RhB was used as a probe molecule and mixed with a HEWL D2O buffer solution. A continuous-wave near-infrared (NIR) laser beam was focused at a position 3 μm above a glass/solution interface of the solution. A 400-nm femtosecond laser was also introduced to the microscope as a fluorescence excitation light source and focused at a point 10 or 20 μm laterally away from the focal spot of the NIR laser. Fluorescence was detected with a single photon counting avalanche photodiode which was connected to a time-correlated single photon counting system. We measured the photon count and the fluorescence decay under laser trapping conditions.

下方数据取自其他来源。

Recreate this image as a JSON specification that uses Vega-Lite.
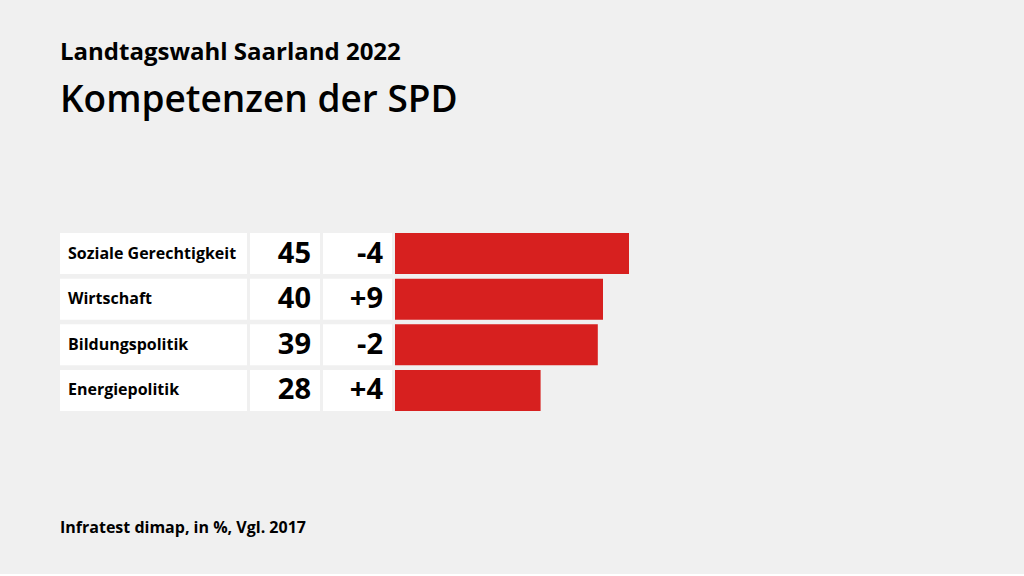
{
  "$schema": "https://vega.github.io/schema/vega-lite/v6.json",
  "background": "#f0f0f0",
  "padding": {"left": 60, "top": 41, "right": 109, "bottom": 36},
  "title": {
    "text": "Landtagswahl Saarland 2022",
    "subtitle": "Kompetenzen der SPD",
    "anchor": "start",
    "frame": "group",
    "font": "Open Sans",
    "fontSize": 24,
    "fontWeight": 700,
    "color": "#000000",
    "subtitleFont": "Open Sans",
    "subtitleFontSize": 37,
    "subtitleFontWeight": 600,
    "subtitleColor": "#000000",
    "subtitlePadding": 18,
    "offset": 114
  },
  "data": {
    "values": [
      {"thema": "Soziale Gerechtigkeit", "wert": 45, "diff": "-4"},
      {"thema": "Wirtschaft", "wert": 40, "diff": "+9"},
      {"thema": "Bildungspolitik", "wert": 39, "diff": "-2"},
      {"thema": "Energiepolitik", "wert": 28, "diff": "+4"}
    ]
  },
  "spacing": 107,
  "vconcat": [
    {
      "spacing": 3,
      "hconcat": [
        {
          "width": 187,
          "height": 178,
          "encoding": {
            "y": {"field": "thema", "type": "nominal", "sort": null, "axis": null, "scale": {"paddingInner": 0.1, "paddingOuter": 0}}
          },
          "layer": [
            {"mark": {"type": "rect", "color": "#ffffff"}},
            {"mark": {"type": "text", "align": "left", "baseline": "middle", "x": 8, "font": "Open Sans", "fontSize": 16, "fontWeight": 700, "color": "#000000"},
             "encoding": {"text": {"field": "thema"}}}
          ]
        },
        {
          "width": 70,
          "height": 178,
          "encoding": {
            "y": {"field": "thema", "type": "nominal", "sort": null, "axis": null, "scale": {"paddingInner": 0.1, "paddingOuter": 0}}
          },
          "layer": [
            {"mark": {"type": "rect", "color": "#ffffff"}},
            {"mark": {"type": "text", "align": "right", "baseline": "middle", "x": 61, "font": "Open Sans", "fontSize": 29, "fontWeight": 700, "color": "#000000"},
             "encoding": {"text": {"field": "wert"}}}
          ]
        },
        {
          "width": 69,
          "height": 178,
          "encoding": {
            "y": {"field": "thema", "type": "nominal", "sort": null, "axis": null, "scale": {"paddingInner": 0.1, "paddingOuter": 0}}
          },
          "layer": [
            {"mark": {"type": "rect", "color": "#ffffff"}},
            {"mark": {"type": "text", "align": "right", "baseline": "middle", "x": 60, "font": "Open Sans", "fontSize": 29, "fontWeight": 700, "color": "#000000"},
             "encoding": {"text": {"field": "diff"}}}
          ]
        },
        {
          "width": 520,
          "height": 178,
          "mark": {"type": "bar", "color": "#d7201f"},
          "encoding": {
            "y": {"field": "thema", "type": "nominal", "sort": null, "axis": null, "scale": {"paddingInner": 0.1, "paddingOuter": 0}},
            "x": {"field": "wert", "type": "quantitative", "axis": null, "scale": {"domain": [0, 100]}}
          }
        }
      ]
    },
    {
      "width": 855,
      "height": 20,
      "data": {"values": [{"quelle": "Infratest dimap, in %, Vgl. 2017"}]},
      "mark": {"type": "text", "align": "left", "baseline": "middle", "x": 0, "y": 10, "font": "Open Sans", "fontSize": 16, "fontWeight": 700, "color": "#000000"},
      "encoding": {"text": {"field": "quelle"}}
    }
  ],
  "config": {"view": {"stroke": null}}
}
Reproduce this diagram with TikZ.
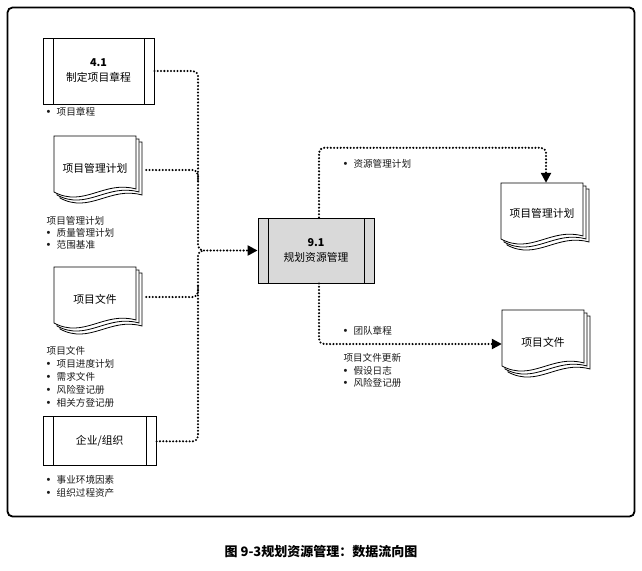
\documentclass[tikz,border=0pt]{standalone}
\usepackage{fontspec}
\setmainfont{Noto Sans CJK SC}
\newfontfamily\bulfont{Liberation Sans}
\usetikzlibrary{arrows.meta,calc}
\newcommand{\bu}{\makebox[10pt][l]{\bulfont\fontsize{11}{12}\selectfont\textbullet}}
\newcommand{\docstack}[2]{%
  \begin{scope}[shift={(#1,#2)}]
    \foreach \o in {6,3,0} {
      \draw[docline] (\o,\o) -- (82+\o,\o) -- (82+\o,53+\o)
        .. controls (50+\o,44+\o) and (30+\o,72+\o) .. (\o,56+\o) -- cycle;
    }
  \end{scope}}
\begin{document}
\begin{tikzpicture}[x=1pt,y=-1pt,
  procbox/.style={draw, line width=0.9pt, inner sep=0pt, align=center,
    font=\fontsize{10.8}{15}\selectfont,
    path picture={
      \draw[line width=0.9pt] ([xshift=10pt]path picture bounding box.north west) -- ([xshift=10pt]path picture bounding box.south west);
      \draw[line width=0.9pt] ([xshift=-10pt]path picture bounding box.north east) -- ([xshift=-10pt]path picture bounding box.south east);
    }},
  docline/.style={draw, line width=0.8pt, fill=white},
  doctext/.style={inner sep=0pt, minimum width=82pt, minimum height=60pt, font=\fontsize{10.8}{13}\selectfont},
  lst/.style={anchor=west, inner sep=0pt, font=\fontsize{9.6}{12}\selectfont, text=black!90},
  flow/.style={line width=2.3pt, dash pattern=on 0pt off 3.3pt, line cap=round, rounded corners=5pt},
  arr/.style={-{Triangle[length=10pt,width=10pt]}}
]
\useasboundingbox (0,0) rectangle (642,570);
% frame
\draw[line width=1.8pt, rounded corners=5pt] (7.5,7.5) rectangle (634.5,516.5);

% documents (shapes)
\docstack{54}{136}
\docstack{54}{267}
\docstack{501}{183}
\docstack{502}{310}

% nodes
\node[procbox, minimum width=111pt, minimum height=66pt] (p41) at (98.5,71)
  {\textbf{4.1}\\制定项目章程};
\node[procbox, minimum width=113pt, minimum height=49pt] (penv) at (99.7,441.3)
  {企业/组织};
\node[procbox, fill=black!15, minimum width=116pt, minimum height=65pt] (proc) at (316,250.5)
  {\textbf{9.1}\\规划资源管理};

\node[doctext] (d1) at (95,168) {项目管理计划};
\node[doctext] (d2) at (95,299) {项目文件};
\node[doctext] (d3) at (542,213) {项目管理计划};
\node[doctext] (d4) at (543,342) {项目文件};

% junctions
\coordinate (j) at (198,250.5);
\coordinate (j2) at (204,250.5);
\coordinate (jd1) at (198,180);
\coordinate (jd2) at (198,287);

% connectors
\draw[flow, arr] (p41.east) -| (j) -- (proc.west);
\draw[flow] (penv.east) -| (j) -- (j2);
\draw[flow] ([xshift=10pt,yshift=-2pt]d1.east) -| (jd1);
\draw[flow] ([xshift=10pt,yshift=2pt]d2.east) -| (jd2);
\draw[flow, arr] ([xshift=3pt]proc.north) |- ([xshift=4pt,yshift=35pt]d3.north) -- ([xshift=4pt]d3.north);
\draw[flow, arr] ([xshift=3pt]proc.south) |- ([yshift=-2pt]d4.west);

% labels
\node[lst] (l1) at (46.5,111.7) {\bu 项目章程};

\node[lst] (l2) at (46.5,220.7) {项目管理计划};
\node[lst] (l3) at (46.5,232.7) {\bu 质量管理计划};
\node[lst] (l4) at (46.5,244.5) {\bu 范围基准};

\node[lst] (l5) at (46.5,350.5) {项目文件};
\node[lst] (l6) at (46.5,364) {\bu 项目进度计划};
\node[lst] (l7) at (46.5,377.3) {\bu 需求文件};
\node[lst] (l8) at (46.5,390.3) {\bu 风险登记册};
\node[lst] (l9) at (46.5,403.3) {\bu 相关方登记册};

\node[lst] (l10) at (46.5,480) {\bu 事业环境因素};
\node[lst] (l11) at (46.5,492.7) {\bu 组织过程资产};

\node[lst] (r1) at (343.3,164) {\bu 资源管理计划};
\node[lst] (r2) at (343.3,330.7) {\bu 团队章程};
\node[lst] (r3) at (343.3,358.3) {项目文件更新};
\node[lst] (r4) at (343.3,370.5) {\bu 假设日志};
\node[lst] (r5) at (343.3,382.7) {\bu 风险登记册};

% caption
\node[font=\fontsize{13}{15}\selectfont\bfseries, inner sep=0pt] (cap) at (321,552)
  {图 9-3规划资源管理：数据流向图};
\end{tikzpicture}
\end{document}
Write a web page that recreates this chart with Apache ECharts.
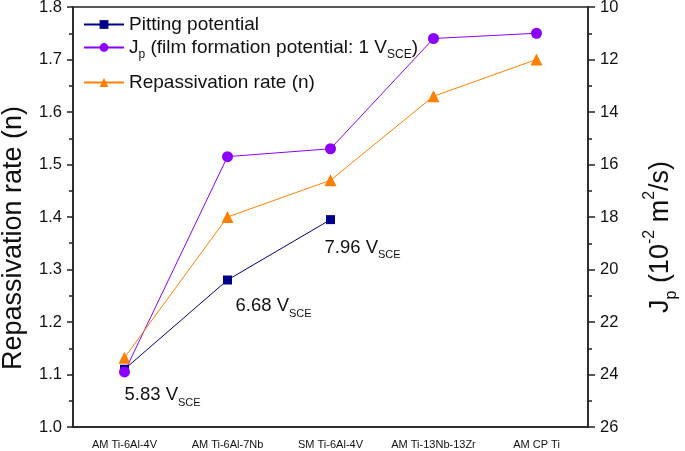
<!DOCTYPE html>
<html><head><meta charset="utf-8">
<script src="https://cdn.jsdelivr.net/npm/echarts@6/dist/echarts.min.js"></script>
<style>html,body{margin:0;padding:0;background:#fff}#c{width:685px;height:451px}</style>
</head><body><div id="c"></div>
<script>
const categories = ['AM Ti-6Al-4V', 'AM Ti-6Al-7Nb', 'SM Ti-6Al-4V', 'AM Ti-13Nb-13Zr', 'AM CP Ti'];
const pitting = [1.11, 1.28, 1.395, '-', '-'];
const pittingLabels = ['5.83', '6.68', '7.96'];
const jp = [23.9, 15.7, 15.4, 11.2, 11.0];
const repass = [1.132, 1.40, 1.47, 1.63, 1.70];

const labelOffsets = [[0, 26], [8, 26], [-6, 28]];
const FONT = 'Liberation Sans, Arial, sans-serif';
const AX = '#222';
const BLUE = '#00008b', PURPLE = '#8c00ff', ORANGE = '#ff8000';

const richLabel = {
  n: { fontSize: 18.5, fontFamily: FONT, color: '#111', lineHeight: 26, verticalAlign: 'middle' },
  s: { fontSize: 11, fontFamily: FONT, color: '#111', lineHeight: 11, verticalAlign: 'bottom' }
};
const richLegend = {
  n: { fontSize: 19, fontFamily: FONT, color: '#111', lineHeight: 26, verticalAlign: 'middle' },
  s: { fontSize: 12, fontFamily: FONT, color: '#111', lineHeight: 12, verticalAlign: 'bottom' }
};
const richName = {
  n: { fontSize: 27, fontFamily: FONT, color: '#111', lineHeight: 38, verticalAlign: 'middle' },
  s: { fontSize: 16, fontFamily: FONT, color: '#111', lineHeight: 16, verticalAlign: 'bottom' },
  u: { fontSize: 16, fontFamily: FONT, color: '#111', lineHeight: 16, verticalAlign: 'top' }
};

const chart = echarts.init(document.getElementById('c'));
const legendBase = {
  left: 78, orient: 'vertical', itemWidth: 40, itemHeight: 11, itemGap: 0,
  textStyle: { fontFamily: FONT, fontSize: 19, color: '#111', padding: [0, 0, 0, 0], rich: richLegend }
};
chart.setOption({
  animation: false,
  grid: { left: 73, right: 97, top: 7, bottom: 24, show: true, borderColor: AX, borderWidth: 1.5,
    containLabel: false, outerBoundsMode: 'none' },
  legend: [
    Object.assign({}, legendBase, { top: 10, data: ['Pitting potential'] }),
    Object.assign({}, legendBase, { top: 33, data: ['Jp'],
      formatter: () => '{n|J}{s|p}{n| (film formation potential: 1 V}{s|SCE}{n|)}' }),
    Object.assign({}, legendBase, { top: 68, data: ['Repassivation rate (n)'] })
  ],
  xAxis: {
    type: 'category', data: categories, boundaryGap: true,
    axisLine: { lineStyle: { color: AX, width: 1.5 } },
    axisTick: { alignWithLabel: true, length: 6, lineStyle: { color: AX, width: 1.5 } },
    axisLabel: { fontFamily: FONT, fontSize: 11, color: '#111', margin: 12, interval: 0 },
    splitLine: { show: false }
  },
  yAxis: [
    {
      type: 'value', min: 1.0, max: 1.8, interval: 0.1, position: 'left',
      name: 'Repassivation rate (n)', nameLocation: 'middle', nameRotate: 90, nameGap: 46,
      nameTextStyle: { fontFamily: FONT, fontSize: 27, color: '#111', padding: [0, 42, 0, 0] },
      axisLine: { show: true, lineStyle: { color: AX, width: 1.5 } },
      axisTick: { show: true, length: 6, lineStyle: { color: AX, width: 1.5 } },
      minorTick: { show: true, splitNumber: 2, length: 4, lineStyle: { color: AX, width: 1.5 } },
      axisLabel: { fontFamily: FONT, fontSize: 16.5, color: '#111', margin: 11, formatter: v => v.toFixed(1) },
      splitLine: { show: false }
    },
    {
      type: 'value', min: 10, max: 26, interval: 2, inverse: true, position: 'right',
      name: '{n|J}{s|p}{n| (10}{u|-2}{n| m}{u|2}{n|/s)}', nameLocation: 'middle', nameRotate: 90, nameGap: 54,
      nameTextStyle: { fontFamily: FONT, fontSize: 27, color: '#111', padding: [0, 40, 0, 0], rich: richName },
      axisLine: { show: true, lineStyle: { color: AX, width: 1.5 } },
      axisTick: { show: true, length: 7, lineStyle: { color: AX, width: 1.5 } },
      minorTick: { show: true, splitNumber: 2, length: 4, lineStyle: { color: AX, width: 1.5 } },
      axisLabel: { fontFamily: FONT, fontSize: 16.5, color: '#111', margin: 12 },
      splitLine: { show: false }
    }
  ],
  series: [
    {
      name: 'Pitting potential', type: 'line', yAxisIndex: 0,
      data: pitting.map((v, i) => i < pittingLabels.length ? {
        value: v,
        label: { show: true, position: 'inside', align: 'left', offset: labelOffsets[i],
          formatter: '{n|' + pittingLabels[i] + ' V}{s|SCE}', rich: richLabel }
      } : v),
      symbol: 'rect', symbolSize: 9, color: BLUE,
      lineStyle: { color: BLUE, width: 1 }, itemStyle: { color: BLUE }
    },
    {
      name: 'Jp', type: 'line', yAxisIndex: 1, data: jp,
      symbol: 'circle', symbolSize: 11, color: PURPLE,
      lineStyle: { color: PURPLE, width: 1 }, itemStyle: { color: PURPLE }
    },
    {
      name: 'Repassivation rate (n)', type: 'line', yAxisIndex: 0, data: repass,
      symbol: 'triangle', symbolSize: 12, color: ORANGE,
      lineStyle: { color: ORANGE, width: 1 }, itemStyle: { color: ORANGE }
    }
  ]
});
</script></body></html>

The fluorescence intensity measured at points 10 and 20 μm away from the focus of the NIR laser was gradually increased during the laser trapping. After the trapping laser was switched off, the fluorescence intensity was decreased. We considered that the florescence intensity increase and decrease are ascribed to the formation and dissolution of a large-sized highly-concentrated cluster domain. The fluorescence lifetime showed tendency to become shorter during laser trapping, whereas it was gradually increased after turning off the trapping laser. The former was explained from the viewpoint of temperature distribution generated from the focal spot of the trapping laser. The latter was considered be due to association structure change of the dense cluster domain, which results in the spatial confinement of the crystallization in a millimeter-scale around the focal spot. Furthermore, we discussed the microscopic structure of the liquid-like clusters constituting the domain based on the fluorescence lifetime measurement. We believe that our study will be an important milestone for the microscopic study of laser trapping-induced crystallization and large dense domain formation.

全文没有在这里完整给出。